Source code of charts:
┌──

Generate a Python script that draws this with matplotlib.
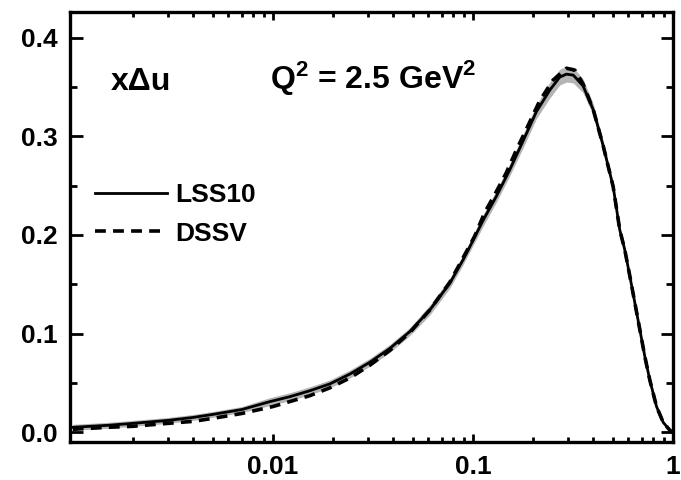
import numpy as np
import matplotlib
matplotlib.use('Agg')
import matplotlib.pyplot as plt
from matplotlib.ticker import LogLocator, MultipleLocator, NullFormatter, FixedLocator, FixedFormatter

plt.rcParams['font.family'] = ['Liberation Sans', 'DejaVu Sans']
plt.rcParams['font.weight'] = 'bold'
plt.rcParams['mathtext.fontset'] = 'custom'
plt.rcParams['mathtext.rm'] = 'Liberation Sans:bold'
plt.rcParams['mathtext.bf'] = 'Liberation Sans:bold'

# LSS10 central curve and its error band
x_lss = [0.001, 0.0015, 0.002, 0.003, 0.004, 0.005, 0.007, 0.00966, 0.01216, 0.0153, 0.0193,
         0.0243, 0.0306, 0.0385, 0.0484, 0.061, 0.0767, 0.0895, 0.0966, 0.1127, 0.131,
         0.153, 0.179, 0.208, 0.243, 0.272, 0.294, 0.318, 0.356, 0.400, 0.449, 0.503,
         0.543, 0.575, 0.610, 0.646, 0.684, 0.724, 0.767, 0.829, 0.895, 0.966, 1.0]
y_lss = [0.005, 0.007, 0.009, 0.012, 0.015, 0.018, 0.023, 0.031, 0.036, 0.042, 0.049,
         0.059, 0.071, 0.085, 0.102, 0.124, 0.151, 0.175, 0.188, 0.215, 0.239,
         0.266, 0.296, 0.325, 0.347, 0.360, 0.363, 0.362, 0.351, 0.327, 0.290, 0.249,
         0.205, 0.185, 0.158, 0.131, 0.104, 0.077, 0.053, 0.026, 0.010, 0.002, 0.0]
band_w = [0.003, 0.003, 0.003, 0.003, 0.003, 0.003, 0.003, 0.004, 0.004, 0.004, 0.004,
          0.004, 0.004, 0.004, 0.004, 0.005, 0.005, 0.005, 0.005, 0.006, 0.006,
          0.006, 0.007, 0.007, 0.008, 0.008, 0.008, 0.008, 0.007, 0.006, 0.005, 0.004,
          0.003, 0.003, 0.002, 0.002, 0.002, 0.002, 0.001, 0.001, 0.001, 0.0, 0.0]

# DSSV curve
x_dssv = [0.001, 0.0015, 0.002, 0.003, 0.004, 0.005, 0.007, 0.01, 0.0153, 0.0193, 0.0243,
          0.0306, 0.0385, 0.0484, 0.061, 0.0767, 0.0895, 0.1023, 0.1148, 0.1288, 0.147,
          0.165, 0.185, 0.216, 0.252, 0.294, 0.324, 0.356, 0.400, 0.449, 0.503,
          0.543, 0.575, 0.610, 0.646, 0.684, 0.724, 0.767, 0.829, 0.895, 0.966, 1.0]
y_dssv = [0.003, 0.005, 0.006, 0.009, 0.011, 0.014, 0.019, 0.026, 0.037, 0.045, 0.055,
          0.068, 0.083, 0.101, 0.124, 0.152, 0.177, 0.199, 0.223, 0.241, 0.263,
          0.286, 0.307, 0.336, 0.357, 0.369, 0.367, 0.353, 0.327, 0.290, 0.249,
          0.205, 0.185, 0.158, 0.131, 0.104, 0.077, 0.053, 0.026, 0.010, 0.002, 0.0]

band_lo = np.array(y_lss) - np.array(band_w)
band_hi = np.array(y_lss) + np.array(band_w)

fig = plt.figure(figsize=(6.81, 4.80), dpi=100)
ax = fig.add_axes([0.103, 0.079, 0.885, 0.896])

ax.fill_between(x_lss, band_lo, band_hi, color='#b4b4b4', lw=0)
ax.plot(x_lss, y_lss, color='black', lw=2.0, label='LSS10')
ax.plot(x_dssv, y_dssv, color='black', lw=2.6, ls=(0, (3, 2)), label='DSSV')

ax.set_xscale('log')
ax.set_xlim(0.00097, 1.0)
ax.set_ylim(-0.01, 0.426)

ax.xaxis.set_major_locator(FixedLocator([0.01, 0.1, 1]))
ax.xaxis.set_major_formatter(FixedFormatter(['0.01', '0.1', '1']))
ax.xaxis.set_minor_locator(LogLocator(base=10, subs=np.arange(2, 10)))
ax.xaxis.set_minor_formatter(NullFormatter())
ax.yaxis.set_major_locator(MultipleLocator(0.1))
ax.yaxis.set_minor_locator(MultipleLocator(0.05))
ax.yaxis.set_major_formatter(matplotlib.ticker.FormatStrFormatter('%.1f'))

ax.tick_params(axis='both', which='both', direction='in', top=True, right=True, labelsize=19)
ax.tick_params(axis='y', which='major', length=9, width=2, pad=9)
ax.tick_params(axis='y', which='minor', length=5, width=2)
ax.tick_params(axis='x', which='major', length=6, width=2, pad=9)
ax.tick_params(axis='x', which='minor', length=3.5, width=2)
for s in ax.spines.values():
    s.set_linewidth(2.4)

ax.text(0.068, 0.819, 'x\u0394u', transform=ax.transAxes, fontsize=23, fontweight='bold',
        va='baseline')
ax.text(0.331, 0.823, r'$\mathrm{Q^2}$ = 2.5 GeV$^\mathrm{2}$', transform=ax.transAxes,
        fontsize=23, fontweight='bold', va='baseline')

ax.legend(loc='upper left', bbox_to_anchor=(0.01, 0.645), frameon=False, fontsize=19,
          handlelength=2.75, handletextpad=0.3, labelspacing=0.55, borderpad=0.2)

fig.savefig('out.png', dpi=100)
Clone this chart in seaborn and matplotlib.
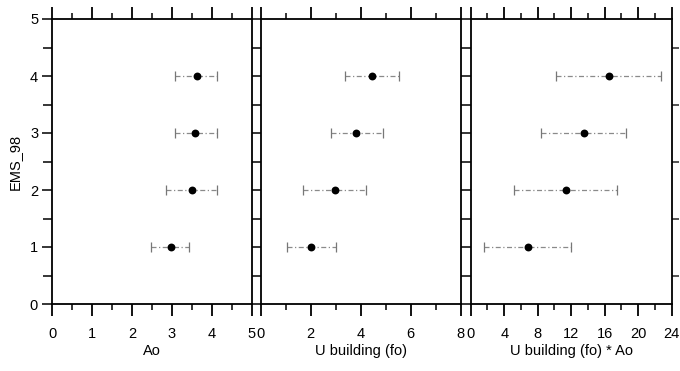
import numpy as np
import pandas as pd
import seaborn as sns
import matplotlib
matplotlib.use("Agg")
import matplotlib.pyplot as plt
from matplotlib.ticker import MultipleLocator

# ---- data ----
ems = [1, 2, 3, 4]

ao_mean = [2.97, 3.51, 3.59, 3.63]
ao_low = [2.48, 2.86, 3.08, 3.08]
ao_high = [3.44, 4.14, 4.12, 4.14]

fo_mean = [2.00, 2.96, 3.83, 4.47]
fo_low = [1.04, 1.71, 2.81, 3.39]
fo_high = [3.00, 4.20, 4.88, 5.53]

foao_mean = [6.81, 11.42, 13.53, 16.52]
foao_low = [1.63, 5.13, 8.44, 10.23]
foao_high = [12.02, 17.51, 18.59, 22.77]

xlabels = ["Ao", "U building (fo)", "U building (fo) * Ao"]
xlims = [(0, 5), (0, 8), (0, 24)]
xmajor = [1, 2, 4]
xminor = [0.5, 1, 2]
ylabel = "EMS_98"

sns.set_theme(style="white")
plt.rcParams["font.family"] = ["Liberation Sans", "DejaVu Sans"]

fig = plt.figure(figsize=(6.8, 3.71), dpi=100)
W, H = 680.0, 371.0
bottom = 1 - 304 / H
height = (304 - 19) / H
lefts = [52, 260.7, 470.7]
widths = [199.7, 200.0, 201.0]

series = [
    (ao_mean, ao_low, ao_high),
    (fo_mean, fo_low, fo_high),
    (foao_mean, foao_low, foao_high),
]

for i, (m, lo, hi) in enumerate(series):
    ax = fig.add_axes([lefts[i] / W, bottom, widths[i] / W, height])
    df = pd.DataFrame({"x": m, "y": ems, "lo": lo, "hi": hi})
    ax.hlines(df["y"], df["lo"], df["hi"], colors="#8a8a8a",
              linestyles=(0, (4, 2, 1, 2)), linewidth=0.9, zorder=2)
    ax.vlines(df["lo"], df["y"] - 0.09, df["y"] + 0.09, colors="#777777",
              linewidth=0.9, zorder=2)
    ax.vlines(df["hi"], df["y"] - 0.09, df["y"] + 0.09, colors="#777777",
              linewidth=0.9, zorder=2)
    sns.scatterplot(data=df, x="x", y="y", ax=ax, color="black", s=32,
                    edgecolor="black", linewidth=0, zorder=3)

    ax.set_xlim(*xlims[i])
    ax.set_ylim(0, 5)
    ax.xaxis.set_major_locator(MultipleLocator(xmajor[i]))
    ax.xaxis.set_minor_locator(MultipleLocator(xminor[i]))
    ax.yaxis.set_major_locator(MultipleLocator(1))
    ax.yaxis.set_minor_locator(MultipleLocator(0.5))

    for sp in ax.spines.values():
        sp.set_color("black")
        sp.set_linewidth(1.3)

    ax.tick_params(axis="x", which="major", direction="out", length=8.5,
                   width=1.3, color="black", top=True, bottom=True,
                   labelsize=10.5, pad=8, labelcolor="black")
    ax.tick_params(axis="x", which="minor", direction="out", length=4.5,
                   width=1.1, color="black", top=True, bottom=True)

    # y ticks
    if i == 0:
        ax.tick_params(axis="y", which="major", direction="out", length=7,
                       width=1.3, left=True, right=True, labelleft=True,
                       labelsize=10.5, pad=3, labelcolor="black")
        ax.tick_params(axis="y", which="minor", direction="out", length=3.8,
                       width=1.1, left=True, right=True)
        ax.set_ylabel(ylabel, fontsize=10.5, labelpad=6, color="black")
    else:
        ax.tick_params(axis="y", which="both", left=False, labelleft=False)
        ax.set_ylabel("")
    if i == 0:
        # ticks bridge the gap to next panel
        ax.tick_params(axis="y", which="both", right=True, length=6.5,
                       direction="out", width=1.3)
        ax.tick_params(axis="y", which="major", left=True, length=7)
        ax.tick_params(axis="y", which="minor", left=True)
    elif i == 1:
        ax.tick_params(axis="y", which="both", right=True, length=7.2,
                       direction="out", width=1.3)
    else:
        ax.tick_params(axis="y", which="major", right=False)
        ax.tick_params(axis="y", which="minor", right=True, length=5,
                       direction="out", width=1.1)

    ax.set_xlabel(xlabels[i], fontsize=10.5, labelpad=2, color="black")
    ax.set_facecolor("white")

fig.savefig("out.png", dpi=100, facecolor="white")
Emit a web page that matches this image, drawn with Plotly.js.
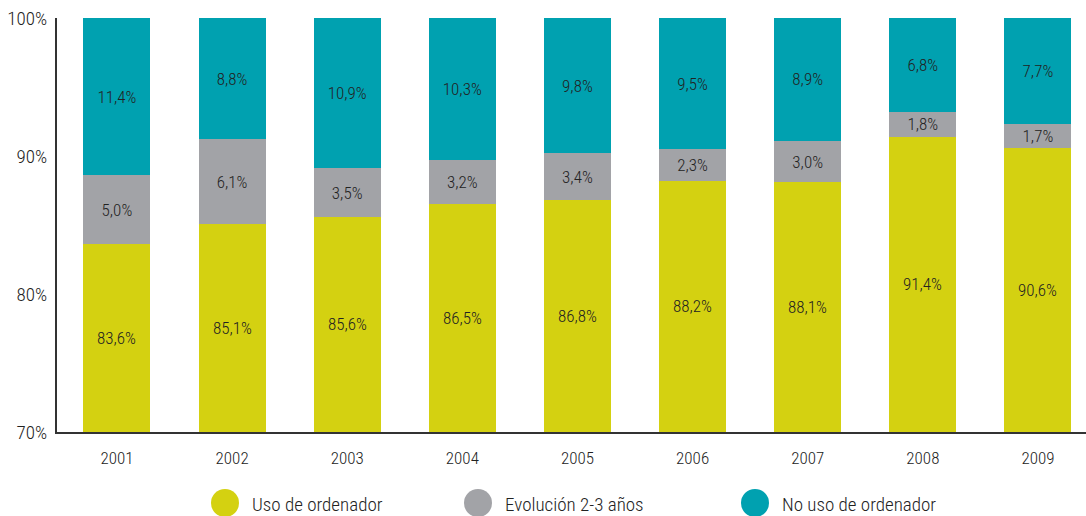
<!DOCTYPE html>
<html><head><meta charset="utf-8">
<script src="https://cdn.plot.ly/plotly-3.0.1.min.js"></script>
<style>html,body{margin:0;padding:0;background:#fff}#chart{width:1086px;height:516px}</style>
</head><body><div id="chart"></div>
<script>
const years = ['2001','2002','2003','2004','2005','2006','2007','2008','2009'];
const usoOrdenador = [83.6, 85.1, 85.6, 86.5, 86.8, 88.2, 88.1, 91.4, 90.6];
const evolucion = [5.0, 6.1, 3.5, 3.2, 3.4, 2.3, 3.0, 1.8, 1.7];
const noUso = [11.4, 8.8, 10.9, 10.3, 9.8, 9.5, 8.9, 6.8, 7.7];
const seriesNames = ['Uso de ordenador', 'Evolución 2-3 años', 'No uso de ordenador'];
const yTickVals = [70, 80, 90, 100];
const yTickText = ['70%', '80%', '90%', '100%'];

const colors = ['#d4d111', '#a2a3a7', '#00a1b0'];
const FONT = '"Roboto Condensed", "Liberation Sans Narrow", sans-serif';
const TXT = '#222222';
const W = 300;
const fmt = v => v.toFixed(1).replace('.', ',') + '%';
const Y_MIN = 70, Y_MAX = 100;

const seriesData = [usoOrdenador, evolucion, noUso];
const traces = seriesData.map((vals, i) => ({
  type: 'bar', x: years, y: vals, name: seriesNames[i],
  marker: {color: colors[i], line: {width: 0}},
  text: i === 0 ? null : vals.map(fmt), textposition: i === 0 ? 'none' : 'inside', insidetextanchor: 'middle',
  textangle: 0, constraintext: 'none',
  insidetextfont: {family: FONT, size: 17, color: TXT, weight: W},
  hoverinfo: 'x+y+name', showlegend: false, width: 0.582
}));

const shapes = [], annotations = [];
// labels for the bottom series, centred in the visible part of each bar
usoOrdenador.forEach((v, j) => {
  annotations.push({xref: 'x', yref: 'y', x: j, y: (Y_MIN + v) / 2, showarrow: false,
    text: fmt(v), font: {family: FONT, size: 17, color: TXT, weight: W}, xanchor: 'center', yanchor: 'middle'});
});

// custom legend (large circles)
const legendX = [225, 478, 755];
seriesNames.forEach((n, i) => {
  shapes.push({type: 'circle', xref: 'paper', yref: 'paper', xsizemode: 'pixel', ysizemode: 'pixel',
    xanchor: (legendX[i] - 57) / 1029, yanchor: -(503 - 432) / 414,
    x0: -14, x1: 14, y0: -14, y1: 14, fillcolor: colors[i], line: {width: 0}});
  annotations.push({xref: 'paper', yref: 'paper', x: (legendX[i] + 25 - 57) / 1029, y: -(505 - 432) / 414,
    xanchor: 'left', yanchor: 'middle', showarrow: false, text: n,
    font: {family: FONT, size: 19, color: TXT, weight: W}});
});

const layout = {
  width: 1086, height: 516,
  margin: {l: 57, r: 0, t: 18, b: 84},
  paper_bgcolor: '#ffffff', plot_bgcolor: '#ffffff',
  barmode: 'stack', showlegend: false,
  font: {family: FONT, color: TXT, weight: W},
  xaxis: {type: 'category', range: [-0.521, 8.417], showgrid: false, zeroline: false,
    showline: true, linecolor: '#333333', linewidth: 2,
    ticks: 'outside', ticklen: 10, tickcolor: 'rgba(0,0,0,0)',
    tickfont: {family: FONT, size: 17, color: TXT, weight: W}, fixedrange: true},
  yaxis: {range: [Y_MIN, Y_MAX], tickvals: yTickVals, ticktext: yTickText, showgrid: false, zeroline: false,
    showline: true, linecolor: '#333333', linewidth: 2, ticks: '', ticklabelstandoff: 4,
    tickfont: {family: FONT, size: 19, color: TXT, weight: W}, fixedrange: true},
  shapes: shapes, annotations: annotations
};

Plotly.newPlot('chart', traces, layout, {displayModeBar: false, staticPlot: true});
</script></body></html>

└──

> [Aim] Only the lines from the one with "Clone this chart in seaborn and matplotlib." through the one with "widths = [199.7, 200.0, 201.0]" belong in your copy; retype them exactly and drop any pictures.

> [Completed task]
Clone this chart in seaborn and matplotlib.
import numpy as np
import pandas as pd
import seaborn as sns
import matplotlib
matplotlib.use("Agg")
import matplotlib.pyplot as plt
from matplotlib.ticker import MultipleLocator

# ---- data ----
ems = [1, 2, 3, 4]

ao_mean = [2.97, 3.51, 3.59, 3.63]
ao_low = [2.48, 2.86, 3.08, 3.08]
ao_high = [3.44, 4.14, 4.12, 4.14]

fo_mean = [2.00, 2.96, 3.83, 4.47]
fo_low = [1.04, 1.71, 2.81, 3.39]
fo_high = [3.00, 4.20, 4.88, 5.53]

foao_mean = [6.81, 11.42, 13.53, 16.52]
foao_low = [1.63, 5.13, 8.44, 10.23]
foao_high = [12.02, 17.51, 18.59, 22.77]

xlabels = ["Ao", "U building (fo)", "U building (fo) * Ao"]
xlims = [(0, 5), (0, 8), (0, 24)]
xmajor = [1, 2, 4]
xminor = [0.5, 1, 2]
ylabel = "EMS_98"

sns.set_theme(style="white")
plt.rcParams["font.family"] = ["Liberation Sans", "DejaVu Sans"]

fig = plt.figure(figsize=(6.8, 3.71), dpi=100)
W, H = 680.0, 371.0
bottom = 1 - 304 / H
height = (304 - 19) / H
lefts = [52, 260.7, 470.7]
widths = [199.7, 200.0, 201.0]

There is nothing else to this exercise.